YOUR OBJECTIVE - Shown below is a listing with pictures; reproduce exactly, and only, the lines between the ones containing "Emit a LaTeX" and "b4a.north) -- (b4a.north);", inclusive, leaving the pictures out.

RECORDS PROVIDED -
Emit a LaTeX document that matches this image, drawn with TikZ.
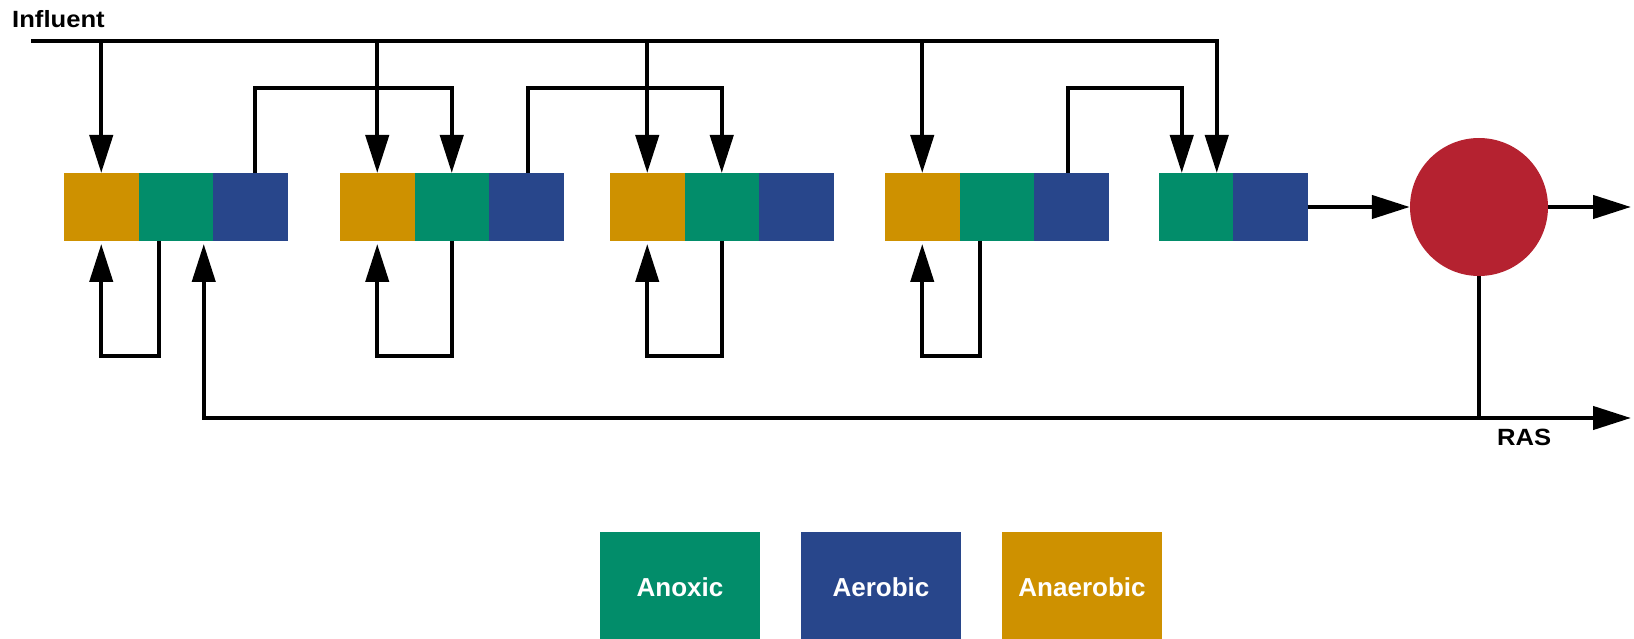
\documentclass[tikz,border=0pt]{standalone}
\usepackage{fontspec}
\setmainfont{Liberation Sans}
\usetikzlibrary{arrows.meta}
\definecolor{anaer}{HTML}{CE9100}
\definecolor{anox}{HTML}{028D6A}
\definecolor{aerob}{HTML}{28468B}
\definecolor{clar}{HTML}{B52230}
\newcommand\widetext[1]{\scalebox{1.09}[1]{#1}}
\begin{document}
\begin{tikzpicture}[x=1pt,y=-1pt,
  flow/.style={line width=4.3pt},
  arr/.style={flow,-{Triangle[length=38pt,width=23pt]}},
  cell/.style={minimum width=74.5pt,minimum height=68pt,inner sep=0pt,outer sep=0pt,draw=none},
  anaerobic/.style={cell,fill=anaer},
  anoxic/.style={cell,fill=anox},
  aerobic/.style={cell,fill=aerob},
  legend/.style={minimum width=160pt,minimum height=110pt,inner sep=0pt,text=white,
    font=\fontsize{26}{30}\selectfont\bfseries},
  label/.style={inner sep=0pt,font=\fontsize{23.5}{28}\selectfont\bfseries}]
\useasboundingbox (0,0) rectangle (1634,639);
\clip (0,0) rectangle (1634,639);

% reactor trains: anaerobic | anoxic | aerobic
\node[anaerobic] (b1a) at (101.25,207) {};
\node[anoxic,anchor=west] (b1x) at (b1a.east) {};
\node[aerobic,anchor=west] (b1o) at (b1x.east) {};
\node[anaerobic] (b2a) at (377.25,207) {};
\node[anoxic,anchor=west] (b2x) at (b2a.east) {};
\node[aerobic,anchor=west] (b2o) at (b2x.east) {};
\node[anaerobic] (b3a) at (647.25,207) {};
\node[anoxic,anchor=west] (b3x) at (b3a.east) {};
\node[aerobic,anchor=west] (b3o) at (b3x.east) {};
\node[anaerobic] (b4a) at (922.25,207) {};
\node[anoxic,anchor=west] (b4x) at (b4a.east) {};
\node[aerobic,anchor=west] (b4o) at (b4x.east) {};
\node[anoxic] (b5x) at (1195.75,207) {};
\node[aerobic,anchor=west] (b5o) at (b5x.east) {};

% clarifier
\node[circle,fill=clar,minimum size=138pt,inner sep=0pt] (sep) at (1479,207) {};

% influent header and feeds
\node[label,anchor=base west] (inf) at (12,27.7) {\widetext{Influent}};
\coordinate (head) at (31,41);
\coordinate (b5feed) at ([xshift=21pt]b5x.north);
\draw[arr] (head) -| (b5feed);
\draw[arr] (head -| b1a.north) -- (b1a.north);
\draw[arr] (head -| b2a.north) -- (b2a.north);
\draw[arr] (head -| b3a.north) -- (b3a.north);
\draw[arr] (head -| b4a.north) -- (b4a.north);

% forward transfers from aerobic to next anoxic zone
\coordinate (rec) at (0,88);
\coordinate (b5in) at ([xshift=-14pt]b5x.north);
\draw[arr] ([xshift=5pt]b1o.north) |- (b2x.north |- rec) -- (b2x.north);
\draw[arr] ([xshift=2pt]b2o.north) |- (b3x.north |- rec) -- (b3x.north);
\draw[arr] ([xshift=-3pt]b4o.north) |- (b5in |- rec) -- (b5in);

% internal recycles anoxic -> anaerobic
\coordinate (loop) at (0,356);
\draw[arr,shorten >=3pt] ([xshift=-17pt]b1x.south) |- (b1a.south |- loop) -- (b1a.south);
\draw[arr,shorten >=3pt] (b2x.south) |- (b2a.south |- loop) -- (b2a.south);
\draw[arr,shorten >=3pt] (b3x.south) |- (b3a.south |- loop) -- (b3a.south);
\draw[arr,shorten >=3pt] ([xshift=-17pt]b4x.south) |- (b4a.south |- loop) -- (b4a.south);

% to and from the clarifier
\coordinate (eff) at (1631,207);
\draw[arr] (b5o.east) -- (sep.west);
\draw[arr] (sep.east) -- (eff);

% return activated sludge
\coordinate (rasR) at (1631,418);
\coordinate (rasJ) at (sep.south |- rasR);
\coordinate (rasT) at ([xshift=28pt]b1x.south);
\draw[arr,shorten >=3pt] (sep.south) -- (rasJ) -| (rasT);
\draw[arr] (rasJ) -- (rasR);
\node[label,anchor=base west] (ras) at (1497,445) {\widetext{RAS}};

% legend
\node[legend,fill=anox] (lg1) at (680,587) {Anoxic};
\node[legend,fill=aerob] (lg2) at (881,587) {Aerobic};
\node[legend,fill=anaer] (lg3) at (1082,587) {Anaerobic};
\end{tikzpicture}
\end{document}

* * *

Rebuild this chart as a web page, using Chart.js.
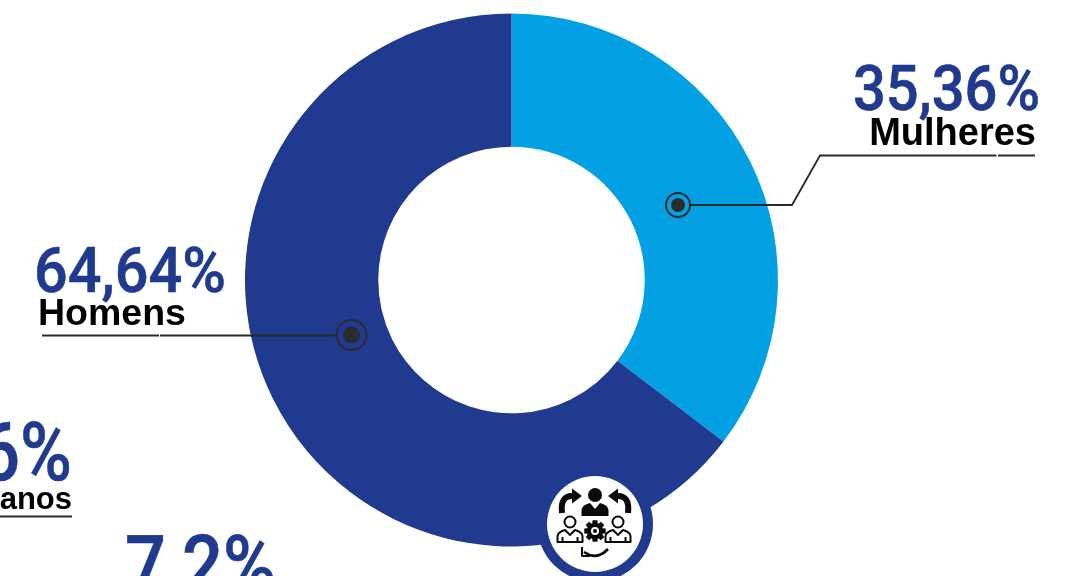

THE RESPONSE -
Emit a LaTeX document that matches this image, drawn with TikZ.
\documentclass[tikz,border=0pt]{standalone}
\usepackage{fontspec}
\setmainfont{Liberation Sans}
\usetikzlibrary{arrows.meta}
\definecolor{anaer}{HTML}{CE9100}
\definecolor{anox}{HTML}{028D6A}
\definecolor{aerob}{HTML}{28468B}
\definecolor{clar}{HTML}{B52230}
\newcommand\widetext[1]{\scalebox{1.09}[1]{#1}}
\begin{document}
\begin{tikzpicture}[x=1pt,y=-1pt,
  flow/.style={line width=4.3pt},
  arr/.style={flow,-{Triangle[length=38pt,width=23pt]}},
  cell/.style={minimum width=74.5pt,minimum height=68pt,inner sep=0pt,outer sep=0pt,draw=none},
  anaerobic/.style={cell,fill=anaer},
  anoxic/.style={cell,fill=anox},
  aerobic/.style={cell,fill=aerob},
  legend/.style={minimum width=160pt,minimum height=110pt,inner sep=0pt,text=white,
    font=\fontsize{26}{30}\selectfont\bfseries},
  label/.style={inner sep=0pt,font=\fontsize{23.5}{28}\selectfont\bfseries}]
\useasboundingbox (0,0) rectangle (1634,639);
\clip (0,0) rectangle (1634,639);

% reactor trains: anaerobic | anoxic | aerobic
\node[anaerobic] (b1a) at (101.25,207) {};
\node[anoxic,anchor=west] (b1x) at (b1a.east) {};
\node[aerobic,anchor=west] (b1o) at (b1x.east) {};
\node[anaerobic] (b2a) at (377.25,207) {};
\node[anoxic,anchor=west] (b2x) at (b2a.east) {};
\node[aerobic,anchor=west] (b2o) at (b2x.east) {};
\node[anaerobic] (b3a) at (647.25,207) {};
\node[anoxic,anchor=west] (b3x) at (b3a.east) {};
\node[aerobic,anchor=west] (b3o) at (b3x.east) {};
\node[anaerobic] (b4a) at (922.25,207) {};
\node[anoxic,anchor=west] (b4x) at (b4a.east) {};
\node[aerobic,anchor=west] (b4o) at (b4x.east) {};
\node[anoxic] (b5x) at (1195.75,207) {};
\node[aerobic,anchor=west] (b5o) at (b5x.east) {};

% clarifier
\node[circle,fill=clar,minimum size=138pt,inner sep=0pt] (sep) at (1479,207) {};

% influent header and feeds
\node[label,anchor=base west] (inf) at (12,27.7) {\widetext{Influent}};
\coordinate (head) at (31,41);
\coordinate (b5feed) at ([xshift=21pt]b5x.north);
\draw[arr] (head) -| (b5feed);
\draw[arr] (head -| b1a.north) -- (b1a.north);
\draw[arr] (head -| b2a.north) -- (b2a.north);
\draw[arr] (head -| b3a.north) -- (b3a.north);
\draw[arr] (head -| b4a.north) -- (b4a.north);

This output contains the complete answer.